NLU datasets with task-oriented dialogue

Datasets of natural language understanding and dialogue state tracking for task-oriented dialogue, which can be used in research. There are some other survey of datasets in respective of diaogue system, like AtmaHou's Task-Oriented-Dialogue-Dataset-Survey (I am one of the contributors). But we focus on how to build a semantic parser for spoken dialogue system.

If you want to know more about NLU of task-oriented dialogue, please see recommended papers.

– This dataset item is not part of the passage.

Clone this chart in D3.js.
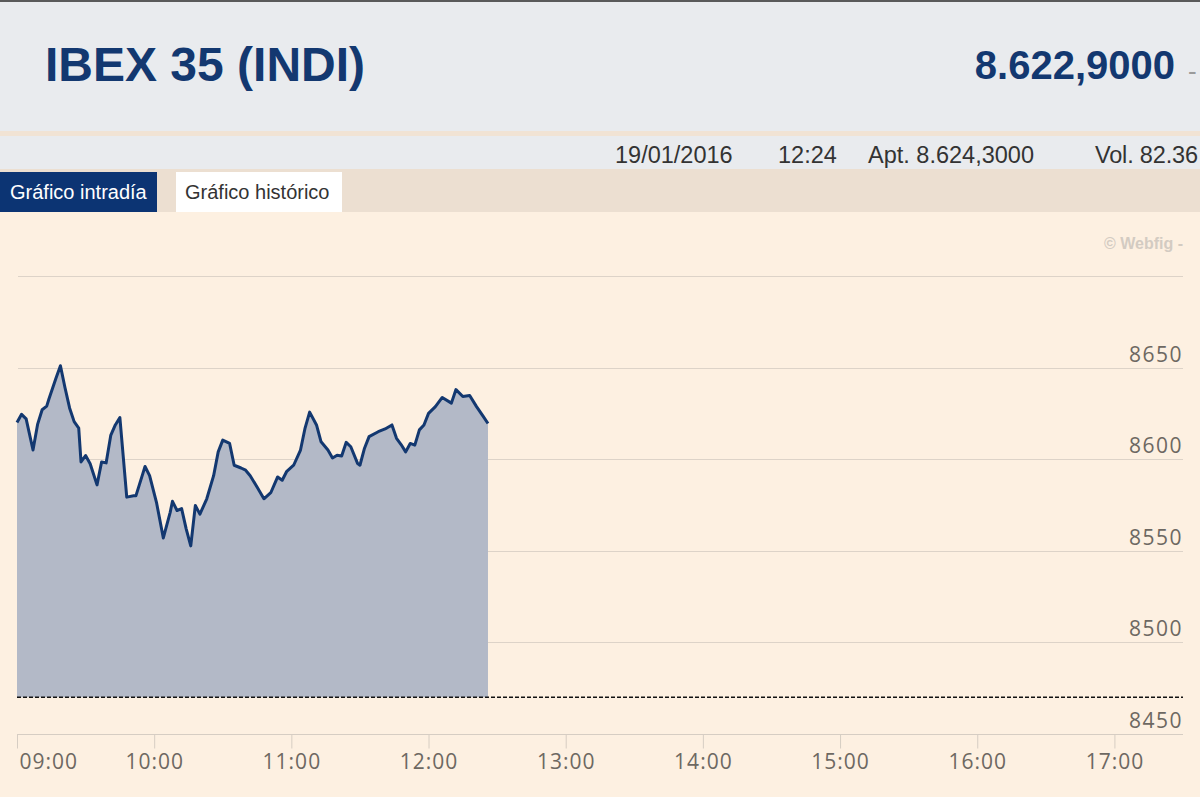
<!DOCTYPE html>
<html>
<head>
<meta charset="utf-8">
<script src="https://cdn.jsdelivr.net/npm/d3@7"></script>
<style>
    html, body { margin: 0; padding: 0; background: #fdf0e1; }
    svg { display: block; }
</style>
</head>
<body>
<div id="chart"></div>
<script>
// Intraday quotes, IBEX 35, 19/01/2016
var times = ["09:00","09:02","09:04","09:07","09:09","09:11","09:13","09:14","09:17","09:19",
    "09:21","09:23","09:25","09:27","09:28","09:30","09:32","09:35","09:37","09:39",
    "09:41","09:43","09:45","09:48","09:51","09:52","09:55","09:56","09:58","10:01",
    "10:04","10:07","10:08","10:10","10:12","10:14","10:16","10:18","10:20","10:23",
    "10:26","10:28","10:30","10:33","10:35","10:38","10:40","10:42","10:45","10:48",
    "10:51","10:54","10:56","10:58","11:01","11:04","11:06","11:08","11:11","11:13",
    "11:16","11:18","11:20","11:22","11:24","11:26","11:29","11:30","11:32","11:34",
    "11:38","11:41","11:44","11:46","11:48","11:50","11:52","11:54","11:56","11:58",
    "12:00","12:03","12:06","12:10","12:12","12:15","12:18","12:21","12:24","12:26"];
var values = [8620, 8624.5, 8622, 8605, 8619, 8627, 8629, 8633, 8644, 8651,
    8639, 8628, 8620.5, 8617, 8598.5, 8602, 8597.5, 8586, 8598.5, 8598,
    8613, 8618.7, 8622.7, 8579.3, 8580, 8580, 8592, 8596, 8591, 8576.5,
    8557, 8571, 8577, 8572, 8573, 8562, 8552.7, 8574.7, 8570, 8578.4,
    8591, 8604, 8610.4, 8608.6, 8596.7, 8595.2, 8594, 8591, 8584.8, 8578.4,
    8581.7, 8590.3, 8588.5, 8593.4, 8596.7, 8605, 8617, 8625.7, 8618.7, 8609.5,
    8605, 8600.7, 8602.2, 8601.8, 8609.2, 8606.8, 8597.6, 8596.7, 8606, 8612.3,
    8615, 8616.5, 8618.7, 8611.4, 8608, 8604, 8608.6, 8607.7, 8616, 8618.7,
    8625, 8628.7, 8633.7, 8630.6, 8638, 8634.2, 8634.8, 8628.7, 8623.2, 8619.5];
var previousClose = 8470;

var hourTicks = ["09:00","10:00","11:00","12:00","13:00","14:00","15:00","16:00","17:00"];
var sessionRange = ["09:00", "17:30"];
var gridValues = [8500, 8550, 8600, 8650, 8700];
var labelValues = [8450, 8500, 8550, 8600, 8650];
var yDomain = [8450, 8700];

var header = {
    title: "IBEX 35 (INDI)",
    last: "8.622,9000",
    date: "19/01/2016",
    time: "12:24",
    open: "Apt. 8.624,3000",
    volume: "Vol. 82.36"
};

var width = 1200, height = 797;
var navy = "#133870";

var parseTime = d3.timeParse("%Y-%m-%d %H:%M");
function toDate(t) { return parseTime("2016-01-19 " + t); }

var series = times.map(function(t, i) { return {date: toDate(t), value: values[i]}; });

var svg = d3.select("#chart").append("svg")
    .attr("width", width)
    .attr("height", height)
    .style("font-family", "'Liberation Sans', Arial, sans-serif");

// Page background blocks
svg.append("rect").attr("x", 0).attr("y", 0).attr("width", width).attr("height", height).attr("fill", "#fdf0e1");
svg.append("rect").attr("x", 0).attr("y", 0).attr("width", width).attr("height", 172).attr("fill", "#e9ebee");
svg.append("rect").attr("x", 0).attr("y", 0).attr("width", width).attr("height", 2).attr("fill", "#5a5a5a");
svg.append("rect").attr("x", 0).attr("y", 131).attr("width", width).attr("height", 5).attr("fill", "#f1e3d4");
svg.append("rect").attr("x", 0).attr("y", 169).attr("width", width).attr("height", 43).attr("fill", "#ecdfd1");

// Header texts
svg.append("text").attr("x", 45).attr("y", 81)
    .attr("font-size", 48).attr("font-weight", "bold").attr("fill", navy)
    .text(header.title);
svg.append("text").attr("x", 1175).attr("y", 79).attr("text-anchor", "end")
    .attr("font-size", 40).attr("font-weight", "bold").attr("fill", navy)
    .text(header.last);
svg.append("text").attr("x", 1188).attr("y", 80)
    .attr("font-size", 26).attr("fill", "#9a9a9a")
    .text("-");

var info = [
    {x: 615, t: header.date},
    {x: 778, t: header.time},
    {x: 868, t: header.open},
    {x: 1095, t: header.volume}
];
svg.selectAll(".info").data(info).enter().append("text")
    .attr("class", "info")
    .attr("x", function(d) { return d.x; })
    .attr("y", 163)
    .attr("font-size", 23.5)
    .attr("fill", "#333")
    .attr("textLength", function(d, i) { return i === 3 ? 103 : null; })
    .text(function(d) { return d.t; });

// Tabs
svg.append("rect").attr("x", 0).attr("y", 172).attr("width", 157).attr("height", 40).attr("fill", "#0c3473");
svg.append("text").attr("x", 10).attr("y", 199).attr("font-size", 20).attr("fill", "#fff")
    .text("Gráfico intradía");
svg.append("rect").attr("x", 176).attr("y", 172).attr("width", 166).attr("height", 40).attr("fill", "#fff");
svg.append("text").attr("x", 185).attr("y", 199).attr("font-size", 20).attr("fill", "#333")
    .text("Gráfico histórico");

// Watermark
svg.append("text").attr("x", 1183).attr("y", 249).attr("text-anchor", "end")
    .attr("font-size", 16).attr("font-weight", "bold").attr("fill", "#d3cbc2")
    .text("© Webfig -");

// Scales
var x = d3.scaleTime()
    .domain(sessionRange.map(toDate))
    .range([17, 1183]);
var y = d3.scaleLinear()
    .domain(yDomain)
    .range([734, 276]);

// Grid lines
svg.selectAll(".grid").data(gridValues).enter().append("line")
    .attr("class", "grid")
    .attr("x1", 18).attr("x2", 1183)
    .attr("y1", function(d) { return Math.round(y(d)) + 0.5; })
    .attr("y2", function(d) { return Math.round(y(d)) + 0.5; })
    .attr("stroke", "#ddd3c8").attr("stroke-width", 1);

// Area + line
var area = d3.area()
    .x(function(d) { return x(d.date); })
    .y0(y(previousClose))
    .y1(function(d) { return y(d.value); });
var line = d3.line()
    .x(function(d) { return x(d.date); })
    .y(function(d) { return y(d.value); });

svg.append("path")
    .attr("d", area(series))
    .attr("fill", "#b3b9c7");
svg.append("path")
    .attr("d", line(series))
    .attr("fill", "none")
    .attr("stroke", navy)
    .attr("stroke-width", 3)
    .attr("stroke-linejoin", "round");

// Previous close
svg.append("line")
    .attr("x1", 17).attr("x2", 1183)
    .attr("y1", y(previousClose)).attr("y2", y(previousClose))
    .attr("stroke", "#111").attr("stroke-width", 1.5)
    .attr("stroke-dasharray", "4,2");

// X axis
var xAxis = d3.axisBottom(x)
    .tickValues(hourTicks.map(toDate))
    .tickSize(14)
    .tickFormat(d3.timeFormat("%H:%M"));
var gx = svg.append("g")
    .attr("transform", "translate(0," + (Math.round(y(yDomain[0])) + 0.5) + ")")
    .call(xAxis);
gx.select(".domain").attr("stroke", "#d6cdc3").attr("d", "M17,0H1183");
gx.selectAll(".tick line").attr("stroke", "#d6cdc3");
gx.selectAll(".tick text")
    .attr("y", 34)
    .attr("dy", null)
    .attr("fill", "#6d6862")
    .attr("font-size", 21)
    .attr("letter-spacing", 1)
    .attr("font-family", "'Open Sans', sans-serif")
    .attr("text-anchor", function(d, i) { return i === 0 ? "start" : "middle"; })
    .attr("x", function(d, i) { return i === 0 ? 2 : 0; });

// Y labels
svg.selectAll(".ylabel").data(labelValues).enter().append("text")
    .attr("class", "ylabel")
    .attr("x", 1183)
    .attr("y", function(d) { return y(d) - 6; })
    .attr("text-anchor", "end")
    .attr("fill", "#6d6862")
    .attr("font-size", 21)
    .attr("letter-spacing", 1.5)
    .attr("font-family", "'Open Sans', sans-serif")
    .text(function(d) { return d; });
</script>
</body>
</html>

There is an implementation of joint training of slot filling and intent detection for SLU, which is evaluated on ATIS and SNIPS datasets.

Introduction
Datasets with single turn
Datasets with multiple turns
Details

Introduction

Items	description	example
NLU	Natural Language Understanding, which should contains text classification, sequence labelling and semantic parsing tasks.
DST	Dialogue State Tracking	DSTC 2
domain	dialogue domain	movie, music, flight, restaurant, ...
intent	It an abstract meaning which always refers to a sentence or sub-sentence.	The intent of "show me a movie named Titanic" is "find_movie"
slot	It is attribute or key, which should have a value.	"show me a movie named Titanic" has a slot-value pair "movie_name = Titanic"
act type	a general speech action	inform, deny, confirm, request, hello, bye, ...
dialogue act	act_type(slot=value,...), https://github.com/matthen/dstc/blob/master/handbook.pdf	inform(movie_name = Titanic), request(price), ...

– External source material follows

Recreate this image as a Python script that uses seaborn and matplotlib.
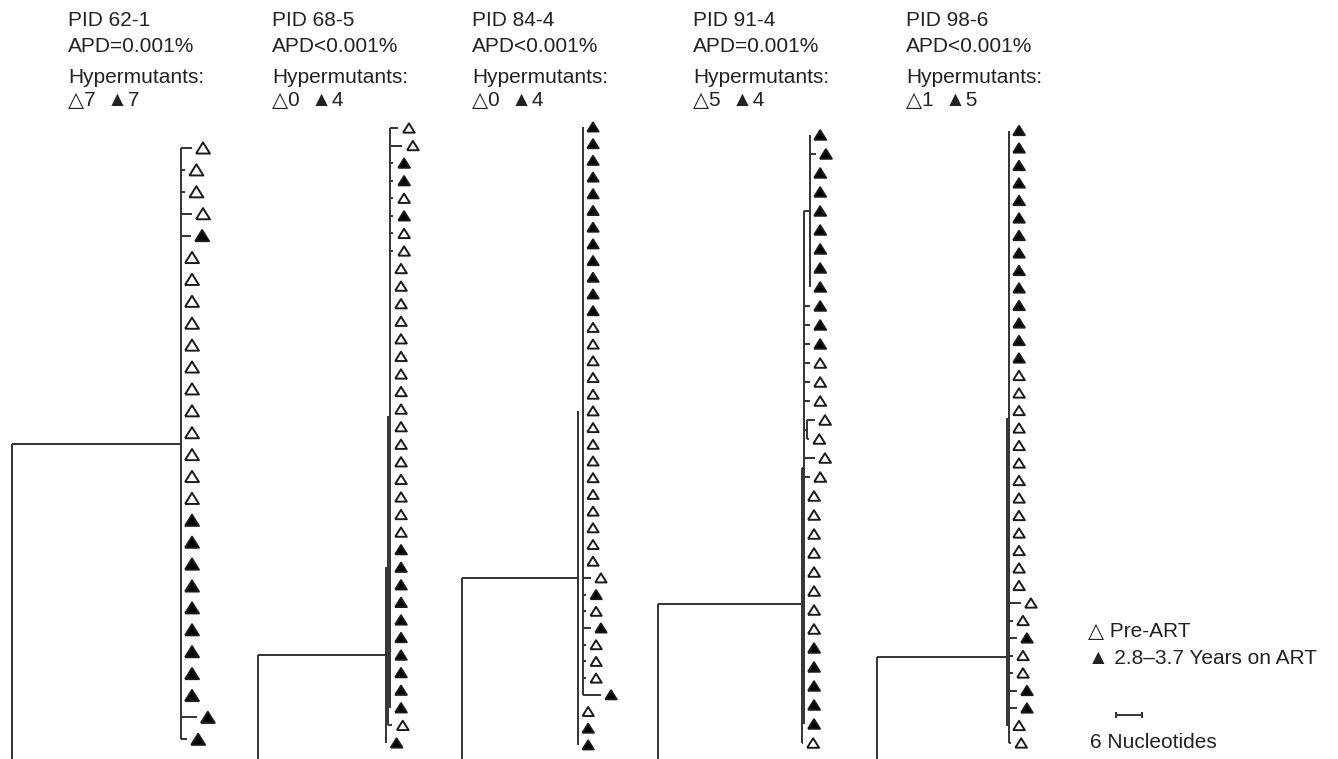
import numpy as np
import pandas as pd
import seaborn as sns
import matplotlib.pyplot as plt

sns.set_theme(style="white")
plt.rcParams["font.family"] = ["Liberation Sans", "DejaVu Sans"]

# header per patient
PIDS = ["PID 62-1", "PID 68-5", "PID 84-4", "PID 91-4", "PID 98-6"]
APDS = ["APD=0.001%", "APD<0.001%", "APD<0.001%", "APD=0.001%", "APD<0.001%"]
HYPER_PRE = [7, 0, 0, 5, 1]
HYPER_ART = [7, 4, 4, 4, 5]

# tips top to bottom: o = pre-ART, f = on ART
STATES_62 = "oooof" "oooooooooooo" "fffffffffff"
STATES_68 = "ooffofoo" "oooooooooooooooo" "ffffffffff" "of"
STATES_84 = "ffffffffffff" "ooooooooooooooo" "ofofooo" "f" "o" "ff"
STATES_91 = "ffffffffffff" "ooooooooooooooo" "fffff" "o"
STATES_98 = "ffffffffffffff" "ooooooooooooo" "oofooffoo"

# terminal branch lengths (nucleotides), only the non-zero ones
TIPLEN_62 = {0: 2.5, 1: 1.0, 2: 1.0, 3: 2.5, 4: 2.3, 26: 3.6, 27: 1.4}
TIPLEN_68 = {0: 1.8, 1: 2.7, 2: 0.7, 3: 0.7, 4: 0.7, 5: 0.7, 6: 0.7, 7: 0.7, 34: 0.9}
TIPLEN_84 = {27: 1.8, 28: 0.7, 29: 0.7, 30: 1.8, 31: 0.7, 32: 0.7, 33: 0.7, 34: 4.1}
TIPLEN_91 = {1: 1.3, 9: 1.4, 10: 1.4, 11: 1.4, 12: 1.4, 13: 1.4, 14: 1.4,
             15: 1.8, 16: 0.5, 17: 2.5, 18: 1.4, 32: 0.3}
TIPLEN_98 = {27: 2.7, 28: 0.9, 29: 1.8, 30: 0.9, 31: 0.9, 32: 1.8, 33: 1.8, 35: 0.5}

# node depth each tip hangs from, relative to the main node
TIPBASE_62 = {}
TIPBASE_68 = {34: -0.5, 35: -1.0}
TIPBASE_84 = {35: -1.1, 36: -1.1, 37: -1.1}
TIPBASE_91 = {0: 1.4, 1: 1.4, 2: 1.4, 3: 1.4, 4: 1.4, 5: 1.4, 6: 1.4, 7: 1.4,
              8: 1.4, 15: 0.7, 16: 0.7, 32: -0.5}
TIPBASE_98 = {}

# internal vertical segments: (depth, first tip, last tip)
CLADES_62 = [(0.0, 0, 27)]
CLADES_68 = [(0.0, 0, 33), (-0.5, 16.4, 34), (-1.0, 25, 35)]
CLADES_84 = [(0.0, 0, 34), (-1.1, 17, 37)]
CLADES_91 = [(1.4, 0, 8), (0.0, 4, 31), (0.7, 15, 16), (-0.5, 17.5, 32)]
CLADES_98 = [(0.0, 0, 35), (-0.4, 16.4, 34)]

# short links between nested nodes: (tip position, from depth, to depth)
LINKS_62 = []
LINKS_68 = []
LINKS_84 = []
LINKS_91 = [(4, 0.0, 1.4), (15.5, 0.0, 0.7), (17.5, -0.5, 0.0)]
LINKS_98 = []

# branch to the reference: (tip position, depth, length in nucleotides)
ROOT_62 = (13.5, 0.0, 38.4)
ROOT_68 = (30.0, -1.0, 29.1)
ROOT_84 = (27.0, -1.1, 26.4)
ROOT_91 = (24.7, -0.5, 32.7)
ROOT_98 = (30.1, -0.4, 29.6)

SCALE_NT = 6

# layout (pixels)
W, H = 1338, 759
PX_PER_NT = 4.4
PANEL_X = [181, 390, 583, 804, 1009]
PANEL_Y0 = [148, 128, 127, 135, 130.5]
PANEL_DY = [21.9, 17.57, 16.7, 19.0, 17.5]
MARKER_S = [100, 70, 66, 74, 70]
MARKER_GAP = [11, 11, 10, 10, 10]
TEXT_X = [68, 272, 472, 693, 906]
TEXT_BASE = [26, 52, 83, 106]
FS = 15
LINE = "#333333"
LW = 1.4
TRI = [(-1, -0.8), (1, -0.8), (0, 0.8), (-1, -0.8)]

trees = [
    (STATES_62, TIPLEN_62, TIPBASE_62, CLADES_62, LINKS_62, ROOT_62),
    (STATES_68, TIPLEN_68, TIPBASE_68, CLADES_68, LINKS_68, ROOT_68),
    (STATES_84, TIPLEN_84, TIPBASE_84, CLADES_84, LINKS_84, ROOT_84),
    (STATES_91, TIPLEN_91, TIPBASE_91, CLADES_91, LINKS_91, ROOT_91),
    (STATES_98, TIPLEN_98, TIPBASE_98, CLADES_98, LINKS_98, ROOT_98),
]

fig = plt.figure(figsize=(W / 100, H / 100), dpi=100)

for k, (states, tiplen, tipbase, clades, links, root) in enumerate(trees):
    bx, y0, dy = PANEL_X[k], PANEL_Y0[k], PANEL_DY[k]
    ry, roff, rlen = root
    left_px = bx + (roff - rlen) * PX_PER_NT - 8
    right_px = bx + 45
    top_px = y0 - dy
    ax = fig.add_axes([left_px / W, 0, (right_px - left_px) / W, (H - top_px) / H])
    ax.set_xlim((left_px - bx) / PX_PER_NT, (right_px - bx) / PX_PER_NT)
    ax.set_ylim((H - y0) / dy, (top_px - y0) / dy)
    ax.axis("off")

    n = len(states)
    ys = np.arange(n)
    base = np.array([tipbase.get(i, 0.0) for i in range(n)])
    blen = np.array([tiplen.get(i, 0.0) for i in range(n)])
    has = blen > 0
    ax.hlines(ys[has], base[has], base[has] + blen[has], color=LINE, lw=LW)
    for depth, top, bot in clades:
        ax.vlines(depth, top, bot, color=LINE, lw=LW)
    for y, a, b in links:
        ax.hlines(y, a, b, color=LINE, lw=LW)
    ax.hlines(ry, roff - rlen, roff, color=LINE, lw=LW)
    ax.vlines(roff - rlen, ry, ax.get_ylim()[0], color=LINE, lw=LW)

    tips = pd.DataFrame({
        "x": base + blen + MARKER_GAP[k] / PX_PER_NT,
        "y": ys,
        "state": list(states),
    })
    sns.scatterplot(data=tips, x="x", y="y", hue="state",
                    palette={"o": "white", "f": "black"}, marker=TRI,
                    s=MARKER_S[k], edgecolor="#1a1a1a", linewidth=1.4,
                    legend=False, ax=ax, zorder=3, clip_on=False)
    ax.set_xlabel("")
    ax.set_ylabel("")

    tx = TEXT_X[k] / W
    fig.text(tx, 1 - TEXT_BASE[0] / H, PIDS[k], fontsize=FS, va="baseline", color="#222222")
    fig.text(tx, 1 - TEXT_BASE[1] / H, APDS[k], fontsize=FS, va="baseline", color="#222222")
    fig.text(tx, 1 - TEXT_BASE[2] / H, "Hypermutants:", fontsize=FS, va="baseline", color="#222222")
    fig.text(tx, 1 - TEXT_BASE[3] / H, f"\u25b3{HYPER_PRE[k]}  \u25b2{HYPER_ART[k]}",
             fontsize=FS, va="baseline", color="#222222")

# legend
fig.text(1088 / W, 1 - 637 / H, "\u25b3 Pre-ART", fontsize=FS, va="baseline", color="#222222")
fig.text(1088 / W, 1 - 664 / H, "\u25b2 2.8\u20133.7 Years on ART", fontsize=FS,
         va="baseline", color="#222222")

# scale bar
sax = fig.add_axes([1110 / W, 1 - 725 / H, 40 / W, 20 / H])
sax.set_xlim(-6 / PX_PER_NT, 34 / PX_PER_NT)
sax.set_ylim(-1, 1)
sax.axis("off")
sax.hlines(0, 0, SCALE_NT, color=LINE, lw=LW)
sax.vlines([0, SCALE_NT], -0.3, 0.3, color=LINE, lw=LW)
fig.text(1090 / W, 1 - 748 / H, f"{SCALE_NT} Nucleotides", fontsize=FS, va="baseline",
         color="#222222")

fig.savefig("out.png", dpi=100)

Intent Detection or intent classification: sentence classification task
Slot Tagging: sequence labelling task
Slot Filling: It equals to slot tagging if all values of slots can be aligned into input sentence. Otherwise, the value of slot should be predicted in a classification or generation way.

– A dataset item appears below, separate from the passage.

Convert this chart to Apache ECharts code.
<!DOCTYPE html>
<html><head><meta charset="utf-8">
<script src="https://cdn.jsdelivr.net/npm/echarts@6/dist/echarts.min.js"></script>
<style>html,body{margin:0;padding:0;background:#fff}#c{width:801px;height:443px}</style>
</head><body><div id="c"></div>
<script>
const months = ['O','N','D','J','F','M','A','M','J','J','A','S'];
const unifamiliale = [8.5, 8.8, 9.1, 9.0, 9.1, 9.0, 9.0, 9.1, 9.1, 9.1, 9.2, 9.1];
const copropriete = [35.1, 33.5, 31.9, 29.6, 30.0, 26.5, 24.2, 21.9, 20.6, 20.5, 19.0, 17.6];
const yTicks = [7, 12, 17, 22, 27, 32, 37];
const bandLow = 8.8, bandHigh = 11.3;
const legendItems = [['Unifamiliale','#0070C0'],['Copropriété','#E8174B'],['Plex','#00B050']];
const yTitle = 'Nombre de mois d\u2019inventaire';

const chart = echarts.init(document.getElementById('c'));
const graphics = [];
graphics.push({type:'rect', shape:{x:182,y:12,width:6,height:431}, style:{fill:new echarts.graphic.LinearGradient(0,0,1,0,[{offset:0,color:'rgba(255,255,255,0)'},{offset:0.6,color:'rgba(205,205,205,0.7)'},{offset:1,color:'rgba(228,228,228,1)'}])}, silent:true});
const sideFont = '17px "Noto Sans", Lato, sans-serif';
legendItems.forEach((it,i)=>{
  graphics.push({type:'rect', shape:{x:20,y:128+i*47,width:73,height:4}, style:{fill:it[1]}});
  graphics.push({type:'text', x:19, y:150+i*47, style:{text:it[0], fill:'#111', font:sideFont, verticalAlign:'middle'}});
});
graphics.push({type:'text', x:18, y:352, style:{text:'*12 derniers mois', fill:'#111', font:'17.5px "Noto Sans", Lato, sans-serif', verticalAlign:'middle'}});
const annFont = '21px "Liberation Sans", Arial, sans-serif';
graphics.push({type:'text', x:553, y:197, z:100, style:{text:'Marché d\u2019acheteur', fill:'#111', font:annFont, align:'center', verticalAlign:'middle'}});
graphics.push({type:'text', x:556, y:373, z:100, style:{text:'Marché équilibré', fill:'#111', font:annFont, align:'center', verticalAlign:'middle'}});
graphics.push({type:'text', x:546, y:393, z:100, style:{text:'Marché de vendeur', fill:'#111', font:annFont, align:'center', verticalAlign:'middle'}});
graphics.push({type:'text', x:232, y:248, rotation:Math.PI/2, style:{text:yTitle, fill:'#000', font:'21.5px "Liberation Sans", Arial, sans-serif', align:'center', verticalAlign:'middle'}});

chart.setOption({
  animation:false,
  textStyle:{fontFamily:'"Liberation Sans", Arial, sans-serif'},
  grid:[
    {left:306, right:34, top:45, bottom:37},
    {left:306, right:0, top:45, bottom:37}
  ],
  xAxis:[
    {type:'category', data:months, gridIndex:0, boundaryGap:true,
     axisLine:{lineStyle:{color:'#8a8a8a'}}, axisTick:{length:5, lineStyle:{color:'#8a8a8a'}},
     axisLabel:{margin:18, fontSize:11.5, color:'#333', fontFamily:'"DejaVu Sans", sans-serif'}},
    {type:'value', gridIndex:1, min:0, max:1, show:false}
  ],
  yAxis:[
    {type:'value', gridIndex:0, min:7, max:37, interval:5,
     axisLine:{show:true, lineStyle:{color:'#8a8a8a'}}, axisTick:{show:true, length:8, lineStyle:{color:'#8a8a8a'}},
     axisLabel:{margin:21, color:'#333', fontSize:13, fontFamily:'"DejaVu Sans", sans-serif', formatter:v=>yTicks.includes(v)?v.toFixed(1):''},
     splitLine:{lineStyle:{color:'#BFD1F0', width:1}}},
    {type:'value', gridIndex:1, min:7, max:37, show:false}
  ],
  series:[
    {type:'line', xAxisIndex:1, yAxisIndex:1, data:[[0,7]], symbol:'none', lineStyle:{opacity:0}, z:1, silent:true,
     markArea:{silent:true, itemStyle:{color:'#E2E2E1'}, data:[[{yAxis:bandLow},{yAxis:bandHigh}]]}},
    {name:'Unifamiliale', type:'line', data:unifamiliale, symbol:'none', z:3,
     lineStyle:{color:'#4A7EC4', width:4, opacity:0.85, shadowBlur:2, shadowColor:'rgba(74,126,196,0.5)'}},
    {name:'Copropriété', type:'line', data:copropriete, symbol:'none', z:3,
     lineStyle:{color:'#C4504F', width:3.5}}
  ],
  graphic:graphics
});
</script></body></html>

Datasets with single turn (not a dialogue)

dataset	domain	semantic annotation	tasks	url
ATIS	book flight	intent, slot	Intent classification, slot tagging	https://github.com/yvchen/JointSLU
MIT corpus	Restaurant & Movie	slot	slot tagging	https://groups.csail.mit.edu/sls/downloads/
SNIPS	Playlist, Restaurant, Weather, Music, RateBook, etc.	intent, slot	Intent classification, slot tagging	https://github.com/snipsco/nlu-benchmark/tree/master/2017-06-custom-intent-engines
facebook TOP semantic parsing	navigation and event	hierarchical intent, slot	constituency parsing	http://fb.me/semanticparsingdialog, https://arxiv.org/abs/1810.07942
Facebook Multilingual Task Oriented Dataset	ALARM, REMINDER, and WEATHER	intent,slot	Intent classification, slot tagging	https://download.pytorch.org/data/multilingual_task_oriented_dialog_slotfilling.zip
snips_slu_data_v1.0	SmartLights, SmartSpeaker	intent,slot	Intent classification, slot tagging	https://github.com/snipsco/spoken-language-understanding-research-datasets
SMP2017-ECDT (in Chinese)	flight, hotel, Chit-chat	intent	Intent classification	http://ir.hit.edu.cn/SMP2017-ECDT, https://github.com/HITlilingzhi/SMP2017ECDT-DATA
E-commerce Shopping Assistant (ECSA) (in Chinese)	E-commerce Shopping	slot	slot tagging	https://github.com/pangolulu/DCMTL
Clinc Intent Detection	Banking, Work, Meta, Auto, Travel, Home, Utility, Kitchen, Small Talk, Credit Cards	intent	Intent classification and out-of-scope detection	https://www.aclweb.org/anthology/attachments/D19-1131.Attachment.zip
FewJoint (in Chinese)	Many domains for few-shot learning	intent, slot	Intent classification, slot tagging	Dataset; Baseline

Datasets with multiple turns (dialogue with context)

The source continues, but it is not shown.